First, a note to future mass murderers: Remember to check the history books to make sure there is not already a major event from the past that will overshadow the morbid disaster you are planning. For instance, there already was a St. Valentine's Day Massacre, and it was way better than your pathetic bid for fame because it involved two warring organized crime syndicates and not law-abiding citizens. Now, on to a more constructive discussion for how to end these things once and for all.
The overriding barriers to meaningful dialogue are distrust and fear in our American culture. There are other factors that contribute to the stagnation and inaction in the wake of active shooter incidents, too. Arrogance and stubbornness for example. Our insistence that we can only solve this on our own, that we do not need help from abroad in reducing gun violence here at home. We are also entirely too eager to look to the marketplace to solve intractable problems. The answer is sure to be another product, another service, or just more products and services. What we get are more knock-offs, more non-solutions, like another diet fad that does nothing, or is even proven harmful down the road.
What are we so afraid of? Why do we continue to assume the worst about people we do not know personally? When did our society start to unravel so? We have to start with these questions to learn the motivations behind our behaviors, our actions, and our inactions. There is absolutely no room for dishonesty, for saying what you think other people want to hear. We will get nowhere without being brave, even if that means exposing selfish motives or trivial concerns. Maybe you frame your experiences and perceptions differently than others. That is fine. This is how we begin to understand each other. We do not know what has shaped your approach to life unless you share that.
We have to resist the urge to judge others, of course, when someone commits to divulging personal matters. Belittling and bullying we know to be triggers for homicidal and suicidal behaviors, and if we are trying to end those consequences then we need to listen without judging. We have to beware of being condescending, too, or even being too overtly compassionate. It is a fine line between detachment and empathy and most of us, most of the time, are not very good at walking it.

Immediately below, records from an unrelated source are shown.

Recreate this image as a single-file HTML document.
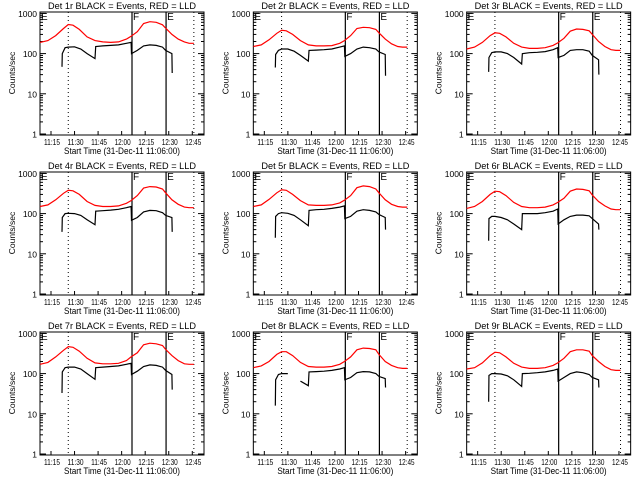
<!DOCTYPE html>
<html><head><meta charset="utf-8"><style>
html,body{margin:0;padding:0;background:#fff;}
svg{display:block;font-family:"Liberation Sans",sans-serif;}
</style></head><body>
<svg id="chart" width="640" height="480" viewBox="0 0 640 480" xmlns="http://www.w3.org/2000/svg">
<rect x="0" y="0" width="640" height="480" fill="#fff"/>
</svg>
<script>
const detNames = ["1r","2r","3r","4r","5r","6r","7r","8r","9r"];
const redTimes = [0,5,10,15,18,21,25,30,35,40,45,50,55,58,62,66,70,74,78,80,84,88,92,95,98];
const blackTimes = [14,14.2,16,18,22,26,30,35,35.5,40,45,50,55,58,58.3,62,66,70,74,78,80,84,84.2];
const red1 = [190,210,280,420,530,510,400,260,210,195,190,195,230,270,350,560,620,600,520,430,300,230,195,180,180];
const red2 = [150,165,220,320,380,370,300,210,165,155,155,158,180,210,280,420,450,440,400,330,230,175,150,145,145];
const red3 = [130,145,190,280,330,320,260,180,145,135,135,140,160,185,240,360,410,400,370,300,200,150,125,120,120];
const red4 = [150,165,220,320,380,370,300,200,160,150,150,155,180,210,280,430,470,460,410,330,220,170,145,140,140];
const red5 = [150,165,225,330,390,380,300,210,165,160,160,165,185,215,280,440,490,470,410,330,220,170,150,145,145];
const red6 = [135,150,200,300,360,350,280,190,150,140,140,145,165,190,240,360,410,400,370,290,200,155,130,125,125];
const red7 = [170,190,260,380,470,450,360,240,185,175,175,180,210,260,330,520,570,550,500,400,280,210,175,170,170];
const red8 = [140,155,200,300,350,350,280,190,150,145,145,150,170,200,260,390,430,420,390,300,200,160,140,135,135];
const red9 = [130,140,185,280,340,330,260,180,145,135,135,140,160,185,240,350,390,390,360,280,200,150,125,120,120];
const blk1 = [47,100,140,145,148,130,100,75,150,155,160,165,180,190,100,120,155,165,160,145,120,100,33];
const blk2 = [45,95,120,130,130,115,90,65,120,122,125,130,145,155,85,100,130,145,140,130,110,95,28];
const blk3 = [35,80,105,110,110,100,80,55,100,105,108,112,125,140,80,90,120,125,125,115,90,70,30];
const blk4 = [35,80,100,102,100,90,70,53,115,118,122,128,140,150,68,80,110,120,118,105,90,80,35];
const blk5 = [25,85,100,105,102,90,70,50,120,125,128,135,145,155,75,85,115,125,120,110,95,80,40];
const blk6 = [21,75,85,85,80,70,55,40,100,100,100,105,115,130,55,70,85,92,92,88,75,55,40];
const blk7 = [33,110,140,145,145,130,100,72,140,145,150,155,170,180,95,115,150,165,160,145,120,95,40];
const blk8 = [16,70,95,100,100,null,65,50,110,112,115,120,130,140,70,80,105,112,110,100,85,75,45];
const blk9 = [20,90,100,100,98,88,70,48,100,102,105,110,120,130,65,80,100,110,105,95,80,70,45];
const redSeries = [red1,red2,red3,red4,red5,red6,red7,red8,red9];
const blackSeries = [blk1,blk2,blk3,blk4,blk5,blk6,blk7,blk8,blk9];
const xTickLabels = ["11:15","11:30","11:45","12:00","12:15","12:30","12:45"];
const xTickTimes = [7,22,37,52,67,82,97];
const yTickValues = [1,10,100,1000];
const dottedTimes = [18,98];
const solidTimes = [58.6,80.3];

const NS="http://www.w3.org/2000/svg";
const svg=document.getElementById('chart');
function mk(tag,attrs,parent){const e=document.createElementNS(NS,tag);for(const k in attrs)e.setAttribute(k,attrs[k]);parent.appendChild(e);return e;}
const L=40,R=204,T=12,B=135;
function xs(t){return L+t*1.57;}
function ys(v){return 134-40.2*Math.log10(v);}

for(let p=0;p<9;p++){
  const c=p%3,r=Math.floor(p/3);
  const g=mk('g',{transform:`translate(${(c*213.33).toFixed(2)},${r*160})`},svg);
  
  
  const title=mk('text',{x:122,y:9,'font-size':9.5,'text-anchor':'middle',fill:'#000',textLength:148,lengthAdjust:'spacingAndGlyphs'},g);
  title.textContent='Det '+detNames[p]+' BLACK = Events, RED = LLD';
  
  
  const frame=mk('rect',{x:L,y:T,width:R-L,height:B-T,fill:'none',stroke:'#000','stroke-width':1},g);
  
  
  for(let d=0;d<4;d++){
    for(let m=1;m<10;m++){
      const v=yTickValues[d]*m; if(v>1085)break;
      const y=ys(v); const len=m===1?6:3;
      mk('line',{x1:L,y1:y,x2:L+len,y2:y,stroke:'#000'},g);
      mk('line',{x1:R,y1:y,x2:R-len,y2:y,stroke:'#000'},g);
    }
    const lb=mk('text',{x:37,y:ys(yTickValues[d])+3.5,'font-size':8.5,'text-anchor':'end',fill:'#000'},g);
    lb.textContent=String(yTickValues[d]);
    
    
  }
  xTickTimes.forEach((t,i)=>{
    mk('line',{x1:xs(t),y1:B,x2:xs(t),y2:B-4,stroke:'#000'},g);
    const lb=mk('text',{x:xs(t)+1,y:145,'font-size':8,'text-anchor':'middle',fill:'#000',textLength:16,lengthAdjust:'spacingAndGlyphs'},g);
    lb.textContent=xTickLabels[i];
    
    
  });
  const xt=mk('text',{x:122,y:154,'font-size':9,'text-anchor':'middle',fill:'#000',textLength:116,lengthAdjust:'spacingAndGlyphs'},g);
  xt.textContent='Start Time (31-Dec-11 11:06:00)';
  
  
  const yt=mk('text',{x:0,y:0,'font-size':8.5,'text-anchor':'middle',fill:'#000',transform:'translate(15,73) rotate(-90)'},g);
  yt.textContent='Counts/sec';
  
  
  dottedTimes.forEach(t=>{
    const ln=mk('line',{x1:xs(t),y1:T,x2:xs(t),y2:B,stroke:'#000','stroke-dasharray':'1,3'},g);
    
    
  });
  solidTimes.forEach(t=>{
    const ln=mk('line',{x1:xs(t),y1:T,x2:xs(t),y2:B,stroke:'#000','stroke-width':1.2},g);
    
    
  });
  [['E',41],['F',xs(solidTimes[0])+1],['E',xs(solidTimes[1])+1]].forEach(a=>{
    const tx=mk('text',{x:a[1],y:20,'font-size':10,fill:'#000'},g);
    tx.textContent=a[0];
    
    
  });
  const rd=redSeries[p].map((v,i)=>xs(redTimes[i]).toFixed(1)+','+ys(v).toFixed(1)).join(' ');
  const rl=mk('polyline',{points:rd,fill:'none',stroke:'#f00','stroke-width':1.2},g);
  
  
  let segs=[],cur=[];
  blackSeries[p].forEach((v,i)=>{
    if(v==null){if(cur.length)segs.push(cur);cur=[];}
    else cur.push(xs(blackTimes[i]).toFixed(1)+','+ys(v).toFixed(1));
  });
  if(cur.length)segs.push(cur);
  segs.forEach(s=>{
    const bl=mk('polyline',{points:s.join(' '),fill:'none',stroke:'#000','stroke-width':1.2},g);
    
    
  });
}
</script>
</body></html>
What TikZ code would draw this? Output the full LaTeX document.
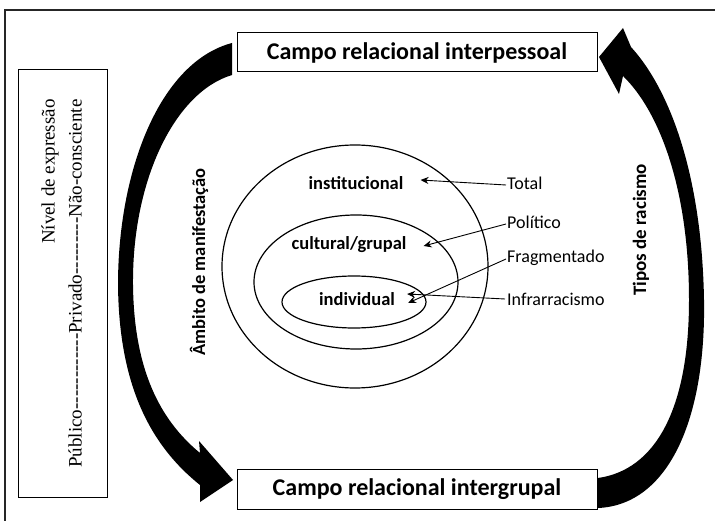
\documentclass[tikz,border=0pt]{standalone}
\usepackage{fontspec}
\setmainfont{Carlito}
\newfontfamily\lbserif{Liberation Serif}[Ligatures=TeXOff]
\usetikzlibrary{arrows.meta}
\begin{document}
\begin{tikzpicture}[x=1pt,y=-1pt,
  box/.style={draw, line width=1pt, inner sep=0pt},
  bigtxt/.style={font=\fontsize{24}{26}\selectfont\bfseries},
  lbl/.style={font=\fontsize{18.5}{20}\selectfont\bfseries, inner sep=0pt},
  typ/.style={font=\fontsize{18}{20}\selectfont, anchor=west, inner sep=0pt},
  pointer/.style={line width=0.9pt, -{Stealth[length=8pt,width=7pt]}},
  ring/.style={draw, line width=1.2pt},
  blackarrow/.style={fill=black}]
\useasboundingbox (0,0) rectangle (715,521);
% frame
\draw[line width=1.6pt, black!85] (5,521) -- (5,10) -- (715,10);
% boxes
\node[box, bigtxt, minimum width=360pt, minimum height=39pt] (top) at (417,52.5) {Campo relacional interpessoal};
\node[box, bigtxt, minimum width=360pt, minimum height=40pt] (bot) at (417,489) {Campo relacional intergrupal};
\node[box, minimum width=89pt, minimum height=427pt] (lbox) at (62.5,283.5) {};
\node[rotate=90, align=right, inner sep=0pt, font=\lbserif\fontsize{19}{27}\selectfont] (lvl) at ([xshift=-1pt]lbox.center)
  {Nível de expressão\\Público------------Privado---------Não-consciente};
% ellipses
\draw[ring] (355,266.5) ellipse [x radius=133, y radius=121.5];
\draw[ring] (356,282) ellipse [x radius=102, y radius=67];
\draw[ring] (354,302) ellipse [x radius=72, y radius=26];
% inner labels
\node[lbl] (inst) at (356,183) {institucional};
\node[lbl] (cult) at (349,245) {cultural/grupal};
\node[lbl] (indv) at (357,299) {individual};
% type labels
\node[typ] (tot) at (507,183) {Total};
\node[typ] (pol) at (507,222) {Político};
\node[typ] (frag) at (507,258) {Fragmentado};
\node[typ] (infra) at (507,299) {Infrarracismo};
\draw[pointer] ([xshift=-1pt,yshift=-2pt]tot.west) -- ([xshift=17pt,yshift=3pt]inst.east);
\draw[pointer] ([xshift=-1pt,yshift=-2pt]pol.west) -- ([xshift=17pt,yshift=-1pt]cult.east);
\draw[pointer] ([xshift=-1pt,yshift=-1pt]frag.west) -- ([xshift=13pt,yshift=-4pt]indv.east);
\draw[pointer] ([xshift=-2pt]infra.west) -- ([xshift=12pt,yshift=5pt]indv.east);
% vertical labels
\node[lbl, rotate=90] (amb) at (199,262) {Âmbito de manifestação};
\node[lbl, rotate=90, font=\fontsize{19}{20}\selectfont\bfseries] (tipos) at (641,230) {Tipos de racismo};
% big curved arrows
\fill[blackarrow] (232,43) .. controls (160,62) and (118,170) .. (118,285)
  .. controls (119,385) and (150,445) .. (200,485) -- (200,502) -- (233,480) -- (199,441) -- (200,453)
  .. controls (160,420) and (134,370) .. (133,285) .. controls (132,180) and (175,92) .. (232,75) -- cycle;
\fill[blackarrow] (598,508) .. controls (668,505) and (706,420) .. (704,300)
  .. controls (702,180) and (672,92) .. (631,47) -- (623,28) -- (599,57) -- (619,94) -- (623,76)
  .. controls (660,112) and (689,190) .. (689,300) .. controls (689,410) and (655,470) .. (598,478) -- cycle;
\end{tikzpicture}
\end{document}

The bravest among us are the unarmed. Not just in the sense of not carrying literal weapons, but in lowering their emotional shields, shedding the armor around their hearts and minds, admitting weakness and fears. There should be no shame in any of that. To the contrary, these are people we should elevate to the heights of heroism, supermen and superwomen who owe their strength to kryptonite, the vulnerabilities that make them human. Step out of your shell, just peek out from under your rock. Baby steps, but steps, please.
Australia apparently has very strict gun laws. Do we look at our friends Down Under and think "wow, what a totalitarian regime they must be living in?" Of course not. We envy them, perceive their lives as sunnier, livelier, and a lot more relaxed than our own. We want to go there on vacation, if we can ever get enough money and time together. Our U.S. government leaders should be inquiring of Australia and other nations that do not have such frequent episodes of gun violence how they have come to make it work. No one has a monopoly on ideas.
We do know what is not working: Ignoring the problem, offering only thoughts and prayers, and relying on the proliferation of guns to somehow level the playing field. Correction, battlefield. Everyday life should not be a battle, a war. It should be about an intolerance of violence as normal.
We are currently an epic failure at loving each other, so perhaps it is fitting that another violent event took place on Valentine's Day, when it should be all about hearts and flowers and everything nice in the world. Go, from this day forward, professing what you love, what you fear, why you don't trust. Do it fearlessly, do it to free yourself of your own dark armor.